For pressurized parts such as the housing, shroud, and adapters, Prioritize Z-layer adhesion and use solid infill whenever possible. From the 4 PSI boost this compressor makes at full power, that means over 50lbs of force are trying to pull the layers apart along the walls of the compressor housing. Use higher nozzle temps, reduce cooling, and use plenty of support for external geometries.
print the motor plate at low infill for reference only to be used as a drilling guide for aluminum plate (DXF is included for laser cutting).
carefully post-process all printed parts prior to assembly.

Assembly:
To assemble this engine, Print all parts as described and purchase the parts listed:
15x #8 x 1in thread forming screws
4x M3 x 10mm machine screws (or whatever fits your motor)
20x #8 x 1/2 in thread forming screws
6x #8 x3/4 in sheet metal screws
1x 3-5mm aluminum plate (at least 150mm x 150mm)
1x 5mm shaft collet prop adapter
1x 4092 - 920kv motor with cooling jacket
1x 100A+ HV ESC
2x 5200mAh 6s lipo batteries
1x conical double walled stainless water bottle (varies greatly)
other power system wiring equipment (varies greatly)
200mm+ length of 5mm copper tube (fuel line)
other fuel system components (varies greatly)

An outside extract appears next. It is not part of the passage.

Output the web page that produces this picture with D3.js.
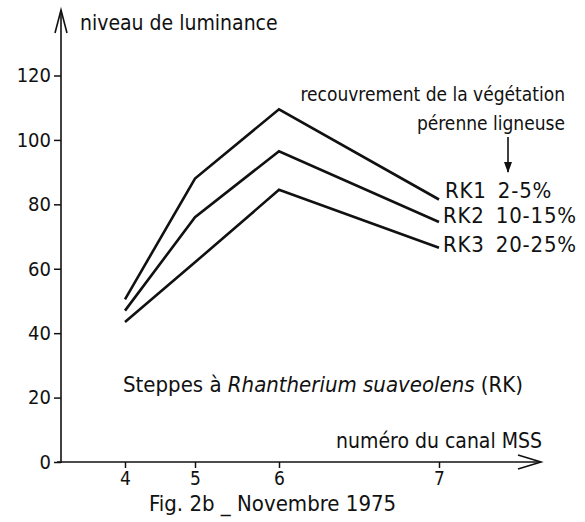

Use the printed motor plate guide to cut out and drill a motor plate in the 3-5mm aluminum or get it laser cut. Attach the motor to the aluminum plate with the 4x M3 machine screws. Then use the collet prop adapter to attach the impeller to the motor so the bottom of the impeller sits 5-6mm above the motor plate. Insert the impeller shroud and attach the motor assembly to the housing with the 15x #8 x 1 in thread forming screws, making sure to screw all the way into the shroud at the front. Make sure the impeller spins freely in the housing - if scraping occurs, use sandpaper and/or adjust collet positioning until it rotates smoothly. Then, use 8 of the 20x #8 x 1/2 in thread forming screws to attach the intermediate adapter to the compressor housing, and the remaining 12 screws to attach the bottle adapter to the opposite side. Select a bottle for your chamber that fits into the bottle adapter, ideally without any paint or coating. Remove the bottom cap on the bottle and use a grinder in a well ventilated area to grind the top and bottom surfaces until the layers separate. Remove the inner layer and drill a uniform hole pattern starting with small holes at the original "bottom" end and large holes at the nozzle end. Put an extra ring of small holes just before the nozzle for film cooling. Bend your fuel hose into a circle with the same diameter as the inner bottle and put several small holes in the tube to distribute the gas. Insert the tube into the inner chamber and slide the whole assembly into the outer chamber to be fixed in place by 3x sheet metal screws. Run the spark wire through a small hole in the front end of the inner chamber before using the last 3 sheet metal screws to fasten the chamber onto the compressor. Now your engine should be ready for testing!

Final notes:
This is an extremely dangerous propulsive device that is essentially a mini flamethrower. DO NOT stand too close to the "flamey end" and make sure you have a clear test area with fire suppression on hand. DO NOT Build if you have no idea what you are doing because a mechanical, electrical or fuel failure could have LETHAL results.
Test at your own risk and make sure to approach the building process of this engine with the caution it deserves.